D’altronde gli attivisti grillini della sua Manfredonia lo avevano sospettato che nulla fosse stato ancora deciso: Tasso aveva continuato a impegnarsi col gruppo locale del M5s, rimanendone perfino responsabile della comunicazione, senza che nessuno, dai vertici nazionali, azzardasse una critica, una rimostranza. Recriminazioni? “Ma no”, dice Tasso. Neppure per quel ricorso alla giustizia sommaria che spesso guida le decisioni di Di Maio e compagni? “Erano le settimane immediatamente precedenti alle elezioni. Luigi era sotto pressione, ci sta che abbia agito un po’ d’istinto, anche per tutelare il Movimento”. E’ contento così, insomma, Tasso. “Del resto la stessa riammissione testimonia del loro ravvedimento.
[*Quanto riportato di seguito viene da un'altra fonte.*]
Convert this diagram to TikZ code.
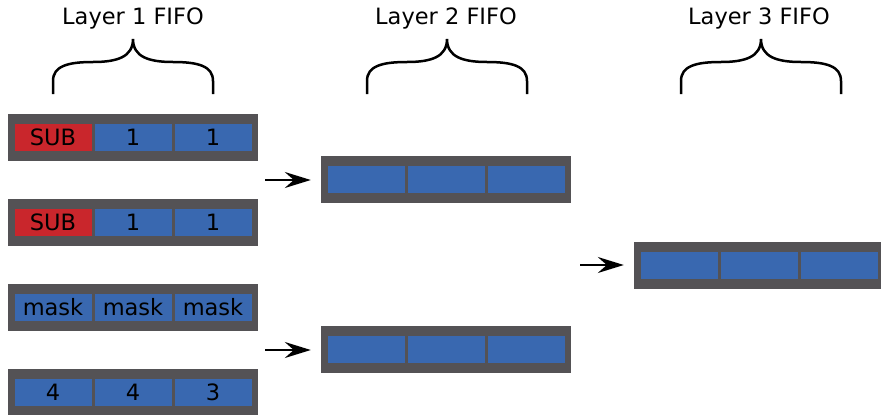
\documentclass[tikz,border=0pt]{standalone}
\usepackage{fontspec}
\setmainfont{DejaVu Sans}
\usetikzlibrary{arrows.meta}
\definecolor{fifogrey}{RGB}{84,82,85}
\definecolor{cellblue}{RGB}{57,104,176}
\definecolor{subred}{RGB}{201,38,44}
\def\fifobrace{-- ++(0,-13) .. controls +(0,-15) and +(-25,0) .. ++(40,-19)
  .. controls +(24,0) and +(0,18) .. ++(40,-23)
  .. controls +(0,18) and +(-24,0) .. ++(40,23)
  .. controls +(25,0) and +(0,-15) .. ++(40,19) -- ++(0,13)}
\def\dbrace{\draw[line width=2.5pt]}
\tikzset{
  fifo/.style={fill=fifogrey,minimum width=250,minimum height=47,inner sep=0},
  cell/.style={fill=cellblue,minimum width=77,minimum height=27,inner sep=0},
  feed/.style={line width=2pt,-{Stealth[length=26pt,width=16pt,inset=9pt]},shorten >=10pt}
}
\begin{document}
\begin{tikzpicture}[x=1pt,y=-1pt,font=\fontsize{22.5}{27}\selectfont]
  \useasboundingbox (0,0) rectangle (881,415);
  % layer 1
  \foreach \n/\y/\col/\a/\b/\c in {r1/137.5/subred/SUB/1/1, r2/222.5/subred/SUB/1/1,
      r3/307.5/cellblue/mask/mask/mask, r4/392.5/cellblue/4/4/3}{
    \node[fifo] (\n) at (133,\y) {};
    \node[cell,fill=\col] (\n-1) at ([xshift=-80]\n.center) {\a};
    \node[cell] (\n-2) at (\n.center) {\b};
    \node[cell] (\n-3) at ([xshift=80]\n.center) {\c};
  }
  % layers 2 and 3
  \foreach \n/\x/\y in {s1/446/179.5, s2/446/349.5, t1/759/265}{
    \node[fifo] (\n) at (\x,\y) {};
    \node[cell] (\n-1) at ([xshift=-80]\n.center) {};
    \node[cell] (\n-2) at (\n.center) {};
    \node[cell] (\n-3) at ([xshift=80]\n.center) {};
  }
  \coordinate (in1) at (265,180);
  \coordinate (in2) at (265,350);
  \coordinate (in3) at (580,265);
  \draw[feed] (in1) -- (in1 -| s1.west);
  \draw[feed] (in2) -- (in2 -| s2.west);
  \draw[feed] (in3) -- (in3 -| t1.west);
  % braces and titles
  \dbrace (53,94) \fifobrace;
  \dbrace (367,94) \fifobrace;
  \dbrace (681,94) \fifobrace;
  \node (title1) at (133,18) {Layer 1 FIFO};
  \node (title2) at (446,18) {Layer 2 FIFO};
  \node (title3) at (759,18) {Layer 3 FIFO};
\end{tikzpicture}
\end{document}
Da quel che so, hanno prospettato anche a Salvatore Caiata la possibilità del reintegro”. Ma il patron del potenza Calcio, assai corteggiato da Di Maio e Rocco Casalino alla vigilia della campagna elettorale e poi espulso per un’indagine di riciclaggio a suo carico, avrebbe detto di no. “Troppa fretta nel comminare le pene? Forse”, dice Tasso. “Ma non dimentichiamo – aggiunge – che in quei giorni di fine febbraio il Movimento era sotto assedio anche per la vicenda delle mancate restituzioni”.

   

Ci finì coinvolto anche Ivan Della Valle, in quella rimborsopoli a cinque stelle. E anzi, il 44enne deputato grillino torinese, attivista No Tav e No Bolkestein, risultò il primo tra i morosi, con oltre 270 mila euro di mancati versamenti. Nella sua villa di Ivrea, alle porte di Torino, nei giorni della polemica e della caccia alle streghe il padre di Della Valle, vecchio socialista, si diceva disperato, parlava di un figlio senza più un lavoro, senza più un futuro, fuggito chissà dove in Tunisia per evitare la gogna. Della Valle, in verità, era in Toscana. E di lì a poco sarebbe tornato a Roma. Un futuro, o quantomeno un lavoro, lo ha ritrovato di nuovo tra le stanze del Palazzo. “Sì, da giugno sono stato assunto all’ufficio legislativo del Gruppo misto al Senato”, conferma lui al Foglio. Un “bel gesto”, riconosce, da parte dei suoi ex colleghi del M5s. Tra i quali, peraltro, c’è anche Carlo Martelli, senatore di Novara classe ’66: piemontese come Della Valle, e come Della Valle travolto dallo scandalo delle mancate restituzioni. E’ finito al misto anche Martelli, insieme all’altro furbetto del rimborso a cinque stelle, il pugliese Maurizio Buccarella. Quando hanno potuto, hanno offerto una nuova opportunità a Della Valle. Ché d’altronde anche nel Movimento c’è chi si ricorda degli amici.